As the path to victory, that leaves delivering on the proposition of premier service and advice. But, as said, how it’s being delivered today isn’t working. So what’s needed? We maintain that it lies within power of decision intelligence—equipping their teams to deliver the truly personalized, advice-based service they aspire to offer while achieving their targeted levels of return.
For the most innovative banks, 2026 will be the year that AI moves from the back office to the customer relationship. After years of preparation, the data, tools and guardrails have all aligned. Deep AI-learning-enabled intelligence will make possible personalization at scale. It will allow bankers to position the right solutions to the right customers at the right moment to address their financial needs. Harnessing this potential will require significant alignment internally, and for most, externally. The largest banks already have multi-billion-dollar AI and emerging-technology budgets that is allowing significant in-house development and innovation. For everyone else, moving at pace and scale will require partnerships.
In addition to tuning service delivery to the affluent segment, another exciting application for decision intelligence is targeted deepening in the mass market. Recent Curinos research has illustrated the power of growing with the mass market consumer versus simply banking the average mass affluent customer. After five years, the average mass affluent relationship has eroded by more than 30%. At the same time, the top quintile of mass market relationships has grown more than four-fold, which significantly closes the profitability gap between the segments (Figure 3). While most regional banks struggle to win at scale in the mass market, integrating decision intelligence into relationship deepening will enable them to win with precision.
Figure 3: Average Customer Balance Change
Over Time, by Segment
Source(s): Curinos Deposit Analyzer; Curinos Distribution Analyzer; Curinos Analysis
Note(s): 1. Customer base established as those who are with the bank at three months on book (does not account for attrition in first three months) 2. Average balance indexed to customer balances at three months on book
Based on consumer customers who entered through checking | Mass Market defined as <$10K deposit balances at M3, Mass Affluent >$10K deposit balances at M3 | Proforma view assumes 3MOB starting dep. balance of $10K (MA) and $1K (MM)
The Future Has Arrived
The market for primary customer relationships is getting more competitive and dynamic.

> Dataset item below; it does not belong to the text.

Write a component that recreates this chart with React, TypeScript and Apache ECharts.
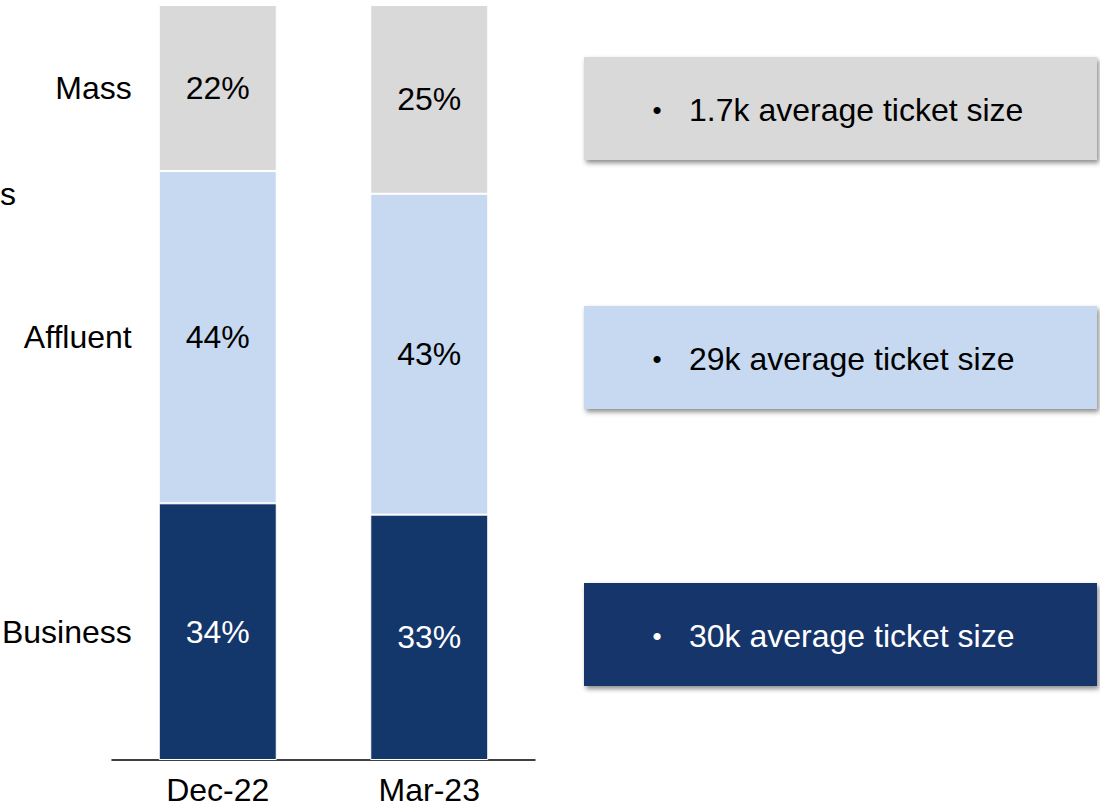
import React, { useEffect, useRef } from "react";
import * as echarts from "echarts";

const categories = ["Dec-22", "Mar-23"];
const businessValues = [34, 32.5];
const affluentValues = [44, 42.5];
const massValues = [22, 25];
const segmentNames = ["Business", "Affluent", "Mass"];
const boxTexts = ["1.7k average ticket size", "29k average ticket size", "30k average ticket size"];
const partialLeftText = "s";

const FONT = "'Liberation Sans', Arial, Helvetica, sans-serif";
const NAVY = "#13366b";
const LIGHT = "#c6d9f0";
const GRAY = "#d9d9d9";

export default function App() {
  const ref = useRef<HTMLDivElement>(null);
  useEffect(() => {
    if (!ref.current) return;
    const chart = echarts.init(ref.current, undefined, { renderer: "svg" });
    const mkSeries = (name: string, data: number[], color: string, textColor: string) => ({
      name,
      type: "bar",
      stack: "total",
      data,
      barWidth: 118,
      itemStyle: { color, borderColor: "#ffffff", borderWidth: 1 },
      label: {
        show: true,
        position: "inside",
        fontSize: 32,
        fontFamily: FONT,
        color: textColor,
        formatter: (p: any) => Math.round(p.value) + "%",
      },
    });
    chart.setOption({
      animation: false,
      backgroundColor: "#ffffff",
      grid: { left: 112, right: 565, top: 5, bottom: 51 },
      xAxis: {
        type: "category",
        data: categories,
        axisLine: { show: true, lineStyle: { color: "#000000", width: 1.5 } },
        axisTick: { show: false },
        axisLabel: { fontSize: 32, fontFamily: FONT, color: "#000000", margin: 14 },
      },
      yAxis: { type: "value", min: 0, max: 100, show: false, splitLine: { show: false } },
      series: [
        mkSeries("Business", businessValues, NAVY, "#ffffff"),
        mkSeries("Affluent", affluentValues, LIGHT, "#000000"),
        mkSeries("Mass", massValues, GRAY, "#000000"),
      ],
    });

    // left segment labels aligned to first bar's segments
    const segVals = [businessValues[0], affluentValues[0], massValues[0]];
    const graphics: any[] = [];
    let cum = 0;
    const barLeft = (chart.convertToPixel({ gridIndex: 0 }, [0, 0]) as number[])[0] - 59;
    segVals.forEach((v, i) => {
      const mid = cum + v / 2;
      cum += v;
      const pt = chart.convertToPixel({ gridIndex: 0 }, [0, mid]) as number[];
      graphics.push({
        type: "text",
        x: barLeft - 27,
        y: pt[1],
        style: {
          text: segmentNames[i],
          fontSize: 32,
          fontFamily: FONT,
          fill: "#000000",
          align: "right",
          verticalAlign: "middle",
        },
      });
    });
    graphics.push({
      type: "text",
      x: 0,
      y: 194,
      style: { text: partialLeftText, fontSize: 32, fontFamily: FONT, fill: "#000000", align: "left", verticalAlign: "middle" },
    });

    const boxes = [
      { y: 57, color: GRAY, textColor: "#000000" },
      { y: 306, color: LIGHT, textColor: "#000000" },
      { y: 583, color: NAVY, textColor: "#ffffff" },
    ];
    boxes.forEach((b, i) => {
      graphics.push({
        type: "rect",
        shape: { x: 584, y: b.y, width: 513, height: 103 },
        style: {
          fill: b.color,
          shadowBlur: 5,
          shadowOffsetX: 2,
          shadowOffsetY: 3,
          shadowColor: "rgba(0,0,0,0.45)",
        },
      });
      graphics.push({
        type: "text",
        x: 657,
        y: b.y + 53,
        style: { text: "•", fontSize: 26, fontFamily: FONT, fill: b.textColor, align: "center", verticalAlign: "middle" },
      });
      graphics.push({
        type: "text",
        x: 689,
        y: b.y + 53,
        style: { text: boxTexts[i], fontSize: 32, fontFamily: FONT, fill: b.textColor, align: "left", verticalAlign: "middle" },
      });
    });
    chart.setOption({ graphic: graphics });
    return () => chart.dispose();
  }, []);
  return (
    <div
      ref={ref}
      style={{ position: "fixed", left: 0, top: 0, width: 1100, height: 811, background: "#ffffff" }}
    />
  );
}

Traditional regional banks are at a scale disadvantage relative to both national banks and fintechs. But the first AI native year in banking represents a sea change, and change creates opportunity. To capitalize, and to reverse the trend of share loss, regional banks will need to embrace the potential of decision intelligence and leverage it to achieve distinctive levels of personalization in the service and advice-delivery model.